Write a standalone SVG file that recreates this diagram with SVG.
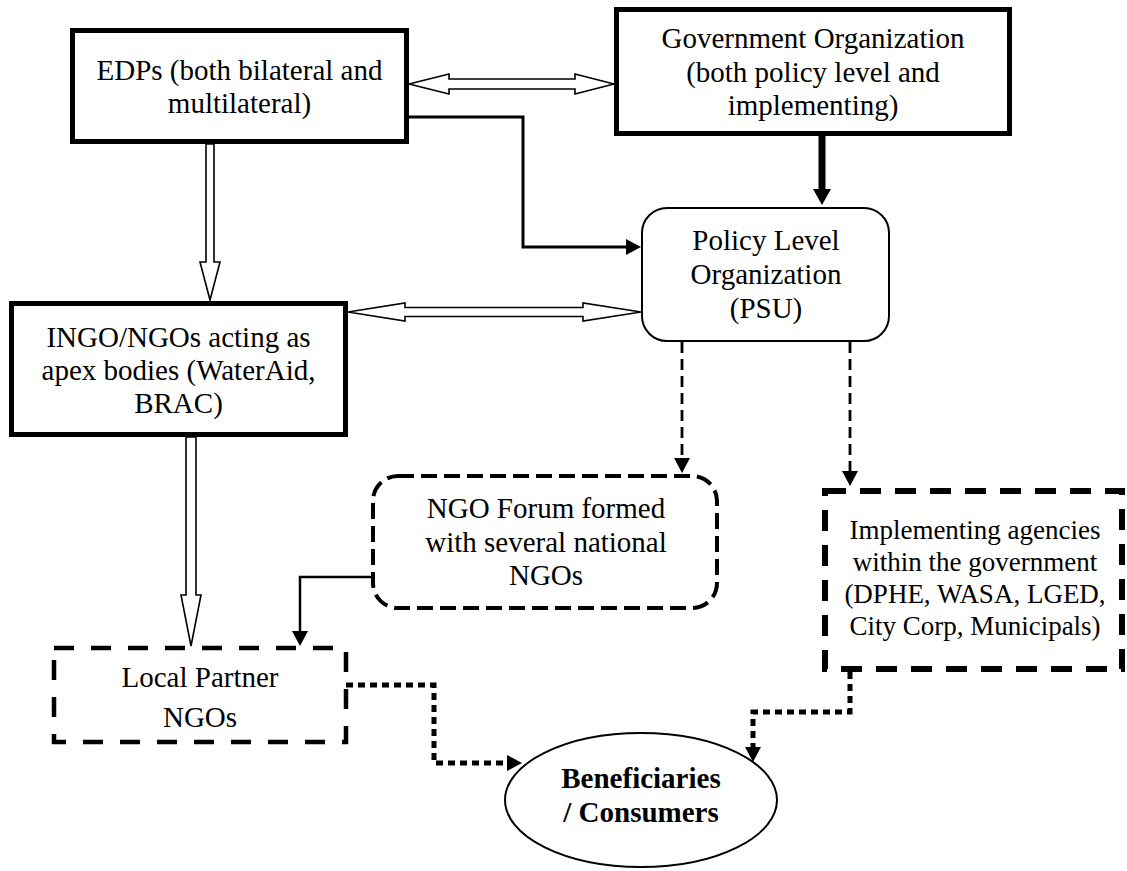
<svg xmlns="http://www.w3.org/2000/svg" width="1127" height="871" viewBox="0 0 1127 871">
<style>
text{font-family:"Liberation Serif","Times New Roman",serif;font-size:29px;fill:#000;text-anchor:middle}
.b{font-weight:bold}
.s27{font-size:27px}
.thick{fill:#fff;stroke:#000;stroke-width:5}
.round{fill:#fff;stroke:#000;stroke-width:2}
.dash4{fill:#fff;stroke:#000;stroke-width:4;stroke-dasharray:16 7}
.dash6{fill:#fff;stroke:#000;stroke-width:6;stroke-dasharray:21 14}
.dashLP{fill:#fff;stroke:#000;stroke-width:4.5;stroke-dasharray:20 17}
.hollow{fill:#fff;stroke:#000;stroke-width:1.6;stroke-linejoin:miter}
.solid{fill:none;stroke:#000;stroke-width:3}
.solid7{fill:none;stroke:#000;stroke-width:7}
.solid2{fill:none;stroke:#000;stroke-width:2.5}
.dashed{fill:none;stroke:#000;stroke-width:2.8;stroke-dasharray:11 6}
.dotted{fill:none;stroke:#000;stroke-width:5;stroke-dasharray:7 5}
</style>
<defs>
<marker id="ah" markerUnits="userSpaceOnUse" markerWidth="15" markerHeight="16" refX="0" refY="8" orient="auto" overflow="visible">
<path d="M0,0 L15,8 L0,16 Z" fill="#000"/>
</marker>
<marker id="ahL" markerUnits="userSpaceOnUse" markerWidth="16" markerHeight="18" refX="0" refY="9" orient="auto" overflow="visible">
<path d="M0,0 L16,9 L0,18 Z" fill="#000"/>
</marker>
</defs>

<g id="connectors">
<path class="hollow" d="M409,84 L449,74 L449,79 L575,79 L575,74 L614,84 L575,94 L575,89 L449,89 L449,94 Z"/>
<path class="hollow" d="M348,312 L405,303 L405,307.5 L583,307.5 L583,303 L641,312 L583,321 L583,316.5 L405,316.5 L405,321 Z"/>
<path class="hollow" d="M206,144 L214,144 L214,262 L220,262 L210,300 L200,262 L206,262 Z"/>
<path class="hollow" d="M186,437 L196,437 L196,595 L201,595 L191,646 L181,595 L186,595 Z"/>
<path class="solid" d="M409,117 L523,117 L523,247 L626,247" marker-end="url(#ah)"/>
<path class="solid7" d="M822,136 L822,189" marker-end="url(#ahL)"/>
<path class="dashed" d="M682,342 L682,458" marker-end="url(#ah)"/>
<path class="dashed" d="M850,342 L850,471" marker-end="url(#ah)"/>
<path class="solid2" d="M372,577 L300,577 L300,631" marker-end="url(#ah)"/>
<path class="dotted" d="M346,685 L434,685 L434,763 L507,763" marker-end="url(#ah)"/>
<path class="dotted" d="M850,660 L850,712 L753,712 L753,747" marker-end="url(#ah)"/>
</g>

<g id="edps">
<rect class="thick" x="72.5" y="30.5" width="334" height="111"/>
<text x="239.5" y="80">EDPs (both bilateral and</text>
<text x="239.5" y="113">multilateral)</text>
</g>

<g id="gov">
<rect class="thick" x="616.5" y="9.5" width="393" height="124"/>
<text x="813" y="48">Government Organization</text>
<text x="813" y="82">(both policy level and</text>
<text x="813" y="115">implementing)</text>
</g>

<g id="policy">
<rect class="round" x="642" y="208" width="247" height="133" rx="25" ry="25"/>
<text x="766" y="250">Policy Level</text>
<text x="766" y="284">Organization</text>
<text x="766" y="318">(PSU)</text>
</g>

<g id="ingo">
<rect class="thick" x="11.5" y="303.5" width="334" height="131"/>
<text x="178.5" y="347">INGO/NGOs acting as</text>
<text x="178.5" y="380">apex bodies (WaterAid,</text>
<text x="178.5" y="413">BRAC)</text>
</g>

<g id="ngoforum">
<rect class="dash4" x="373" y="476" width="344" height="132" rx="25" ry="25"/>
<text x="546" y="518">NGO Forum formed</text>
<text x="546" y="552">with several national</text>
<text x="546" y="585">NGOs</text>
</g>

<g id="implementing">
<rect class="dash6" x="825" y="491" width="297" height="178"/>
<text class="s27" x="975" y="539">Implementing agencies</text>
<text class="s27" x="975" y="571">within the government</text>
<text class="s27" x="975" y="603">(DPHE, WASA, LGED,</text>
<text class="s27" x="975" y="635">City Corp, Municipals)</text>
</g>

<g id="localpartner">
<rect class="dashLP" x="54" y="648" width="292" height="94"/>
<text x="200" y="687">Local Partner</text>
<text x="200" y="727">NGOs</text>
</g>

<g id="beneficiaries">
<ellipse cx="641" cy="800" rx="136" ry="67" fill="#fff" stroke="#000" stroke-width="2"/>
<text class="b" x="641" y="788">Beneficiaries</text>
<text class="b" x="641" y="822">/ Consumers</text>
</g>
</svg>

Your instructions » Every line above should be returned exactly; the pictures stay out.

Task result »
Write a standalone SVG file that recreates this diagram with SVG.
<svg xmlns="http://www.w3.org/2000/svg" width="1127" height="871" viewBox="0 0 1127 871">
<style>
text{font-family:"Liberation Serif","Times New Roman",serif;font-size:29px;fill:#000;text-anchor:middle}
.b{font-weight:bold}
.s27{font-size:27px}
.thick{fill:#fff;stroke:#000;stroke-width:5}
.round{fill:#fff;stroke:#000;stroke-width:2}
.dash4{fill:#fff;stroke:#000;stroke-width:4;stroke-dasharray:16 7}
.dash6{fill:#fff;stroke:#000;stroke-width:6;stroke-dasharray:21 14}
.dashLP{fill:#fff;stroke:#000;stroke-width:4.5;stroke-dasharray:20 17}
.hollow{fill:#fff;stroke:#000;stroke-width:1.6;stroke-linejoin:miter}
.solid{fill:none;stroke:#000;stroke-width:3}
.solid7{fill:none;stroke:#000;stroke-width:7}
.solid2{fill:none;stroke:#000;stroke-width:2.5}
.dashed{fill:none;stroke:#000;stroke-width:2.8;stroke-dasharray:11 6}
.dotted{fill:none;stroke:#000;stroke-width:5;stroke-dasharray:7 5}
</style>
<defs>
<marker id="ah" markerUnits="userSpaceOnUse" markerWidth="15" markerHeight="16" refX="0" refY="8" orient="auto" overflow="visible">
<path d="M0,0 L15,8 L0,16 Z" fill="#000"/>
</marker>
<marker id="ahL" markerUnits="userSpaceOnUse" markerWidth="16" markerHeight="18" refX="0" refY="9" orient="auto" overflow="visible">
<path d="M0,0 L16,9 L0,18 Z" fill="#000"/>
</marker>
</defs>

<g id="connectors">
<path class="hollow" d="M409,84 L449,74 L449,79 L575,79 L575,74 L614,84 L575,94 L575,89 L449,89 L449,94 Z"/>
<path class="hollow" d="M348,312 L405,303 L405,307.5 L583,307.5 L583,303 L641,312 L583,321 L583,316.5 L405,316.5 L405,321 Z"/>
<path class="hollow" d="M206,144 L214,144 L214,262 L220,262 L210,300 L200,262 L206,262 Z"/>
<path class="hollow" d="M186,437 L196,437 L196,595 L201,595 L191,646 L181,595 L186,595 Z"/>
<path class="solid" d="M409,117 L523,117 L523,247 L626,247" marker-end="url(#ah)"/>
<path class="solid7" d="M822,136 L822,189" marker-end="url(#ahL)"/>
<path class="dashed" d="M682,342 L682,458" marker-end="url(#ah)"/>
<path class="dashed" d="M850,342 L850,471" marker-end="url(#ah)"/>
<path class="solid2" d="M372,577 L300,577 L300,631" marker-end="url(#ah)"/>
<path class="dotted" d="M346,685 L434,685 L434,763 L507,763" marker-end="url(#ah)"/>
<path class="dotted" d="M850,660 L850,712 L753,712 L753,747" marker-end="url(#ah)"/>
</g>

<g id="edps">
<rect class="thick" x="72.5" y="30.5" width="334" height="111"/>
<text x="239.5" y="80">EDPs (both bilateral and</text>
<text x="239.5" y="113">multilateral)</text>
</g>

<g id="gov">
<rect class="thick" x="616.5" y="9.5" width="393" height="124"/>
<text x="813" y="48">Government Organization</text>
<text x="813" y="82">(both policy level and</text>
<text x="813" y="115">implementing)</text>
</g>

<g id="policy">
<rect class="round" x="642" y="208" width="247" height="133" rx="25" ry="25"/>
<text x="766" y="250">Policy Level</text>
<text x="766" y="284">Organization</text>
<text x="766" y="318">(PSU)</text>
</g>

<g id="ingo">
<rect class="thick" x="11.5" y="303.5" width="334" height="131"/>
<text x="178.5" y="347">INGO/NGOs acting as</text>
<text x="178.5" y="380">apex bodies (WaterAid,</text>
<text x="178.5" y="413">BRAC)</text>
</g>

<g id="ngoforum">
<rect class="dash4" x="373" y="476" width="344" height="132" rx="25" ry="25"/>
<text x="546" y="518">NGO Forum formed</text>
<text x="546" y="552">with several national</text>
<text x="546" y="585">NGOs</text>
</g>

<g id="implementing">
<rect class="dash6" x="825" y="491" width="297" height="178"/>
<text class="s27" x="975" y="539">Implementing agencies</text>
<text class="s27" x="975" y="571">within the government</text>
<text class="s27" x="975" y="603">(DPHE, WASA, LGED,</text>
<text class="s27" x="975" y="635">City Corp, Municipals)</text>
</g>

<g id="localpartner">
<rect class="dashLP" x="54" y="648" width="292" height="94"/>
<text x="200" y="687">Local Partner</text>
<text x="200" y="727">NGOs</text>
</g>

<g id="beneficiaries">
<ellipse cx="641" cy="800" rx="136" ry="67" fill="#fff" stroke="#000" stroke-width="2"/>
<text class="b" x="641" y="788">Beneficiaries</text>
<text class="b" x="641" y="822">/ Consumers</text>
</g>
</svg>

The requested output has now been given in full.